Sustained improvement of muscle function one year after full-length dystrophin gene transfer into mdx mice by a gutted helper-dependent adenoviral vector

Dystrophin gene transfer using helper-dependent adenoviral vectors (HDAd) deleted of all viral genes is a promising option to treat muscles in Duchenne muscular dystrophy (DMD). Previously, we reported high-level dystrophin expression and functional correction of dystrophin-deficient (mdx) mouse muscle 60 days after gene transfer with an HDAd encoding two full-length murine dystrophin cDNAs (referred to as HDCBDysM). In the present study, we tested the long-term efficacy of HDCBDysM by examining muscle contractility parameters and the stability of dystrophin expression 1 year after injection into neonatal mdx muscles. At this point, HDCBDysM-treated muscles averaged 52% dystrophin-positive fibers.
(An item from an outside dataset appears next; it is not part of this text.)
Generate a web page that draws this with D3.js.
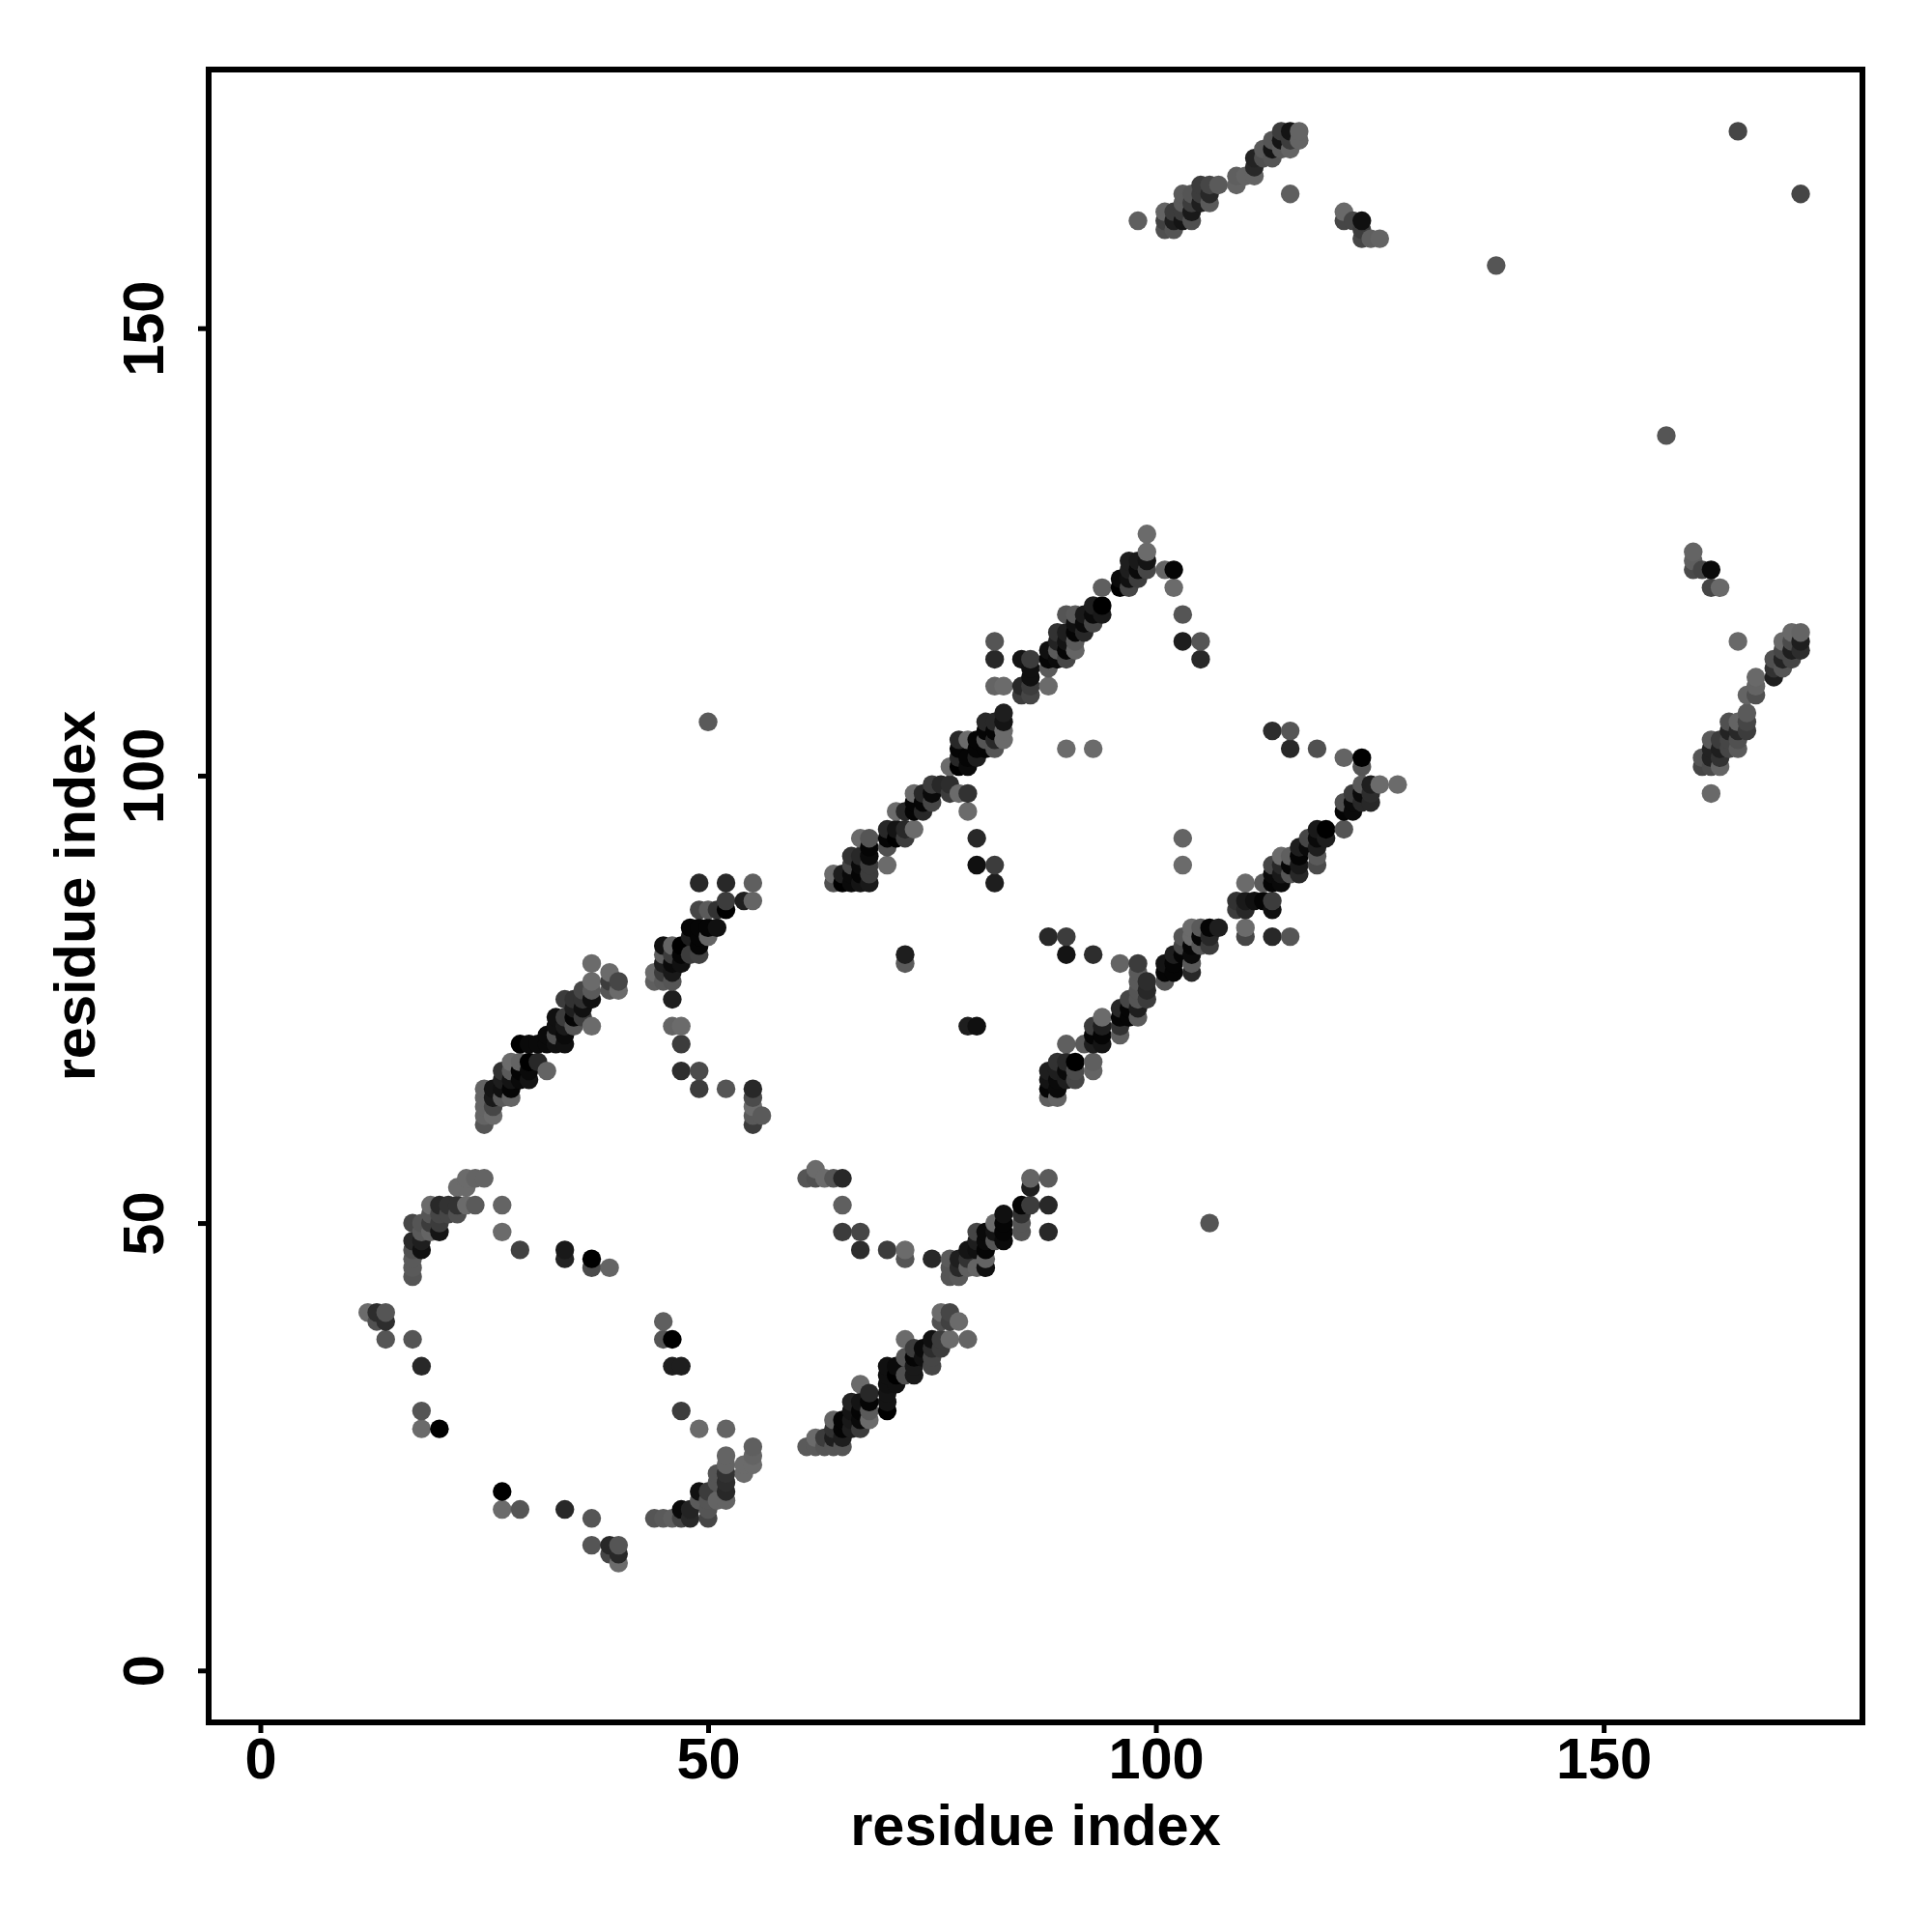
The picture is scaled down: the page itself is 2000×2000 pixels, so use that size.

Treated muscles also displayed significantly greater isometric force production as well as greater resistance to the force deficits and damage caused by eccentric contractions. The level of protection against eccentric contraction-induced force deficits correlated with the percentage of dystrophin-positive fibers. Furthermore, HDCBDysM treatment restored the dystrophin-glycoprotein complex (DGC) to the sarcolemma and improved other aspects of mdx muscle histopathology examined (central nucleation, muscle hypertrophy, and mononuclear [phagocytic] cell infiltration). These improvements occurred despite the induction of a humoral response against murine dystrophin. Our results indicate that major therapeutic benefits of HDCBDysM are maintained for a long period of the animals' lifespan and suggest that HDCBDys holds promise for treating DMD by gene therapy.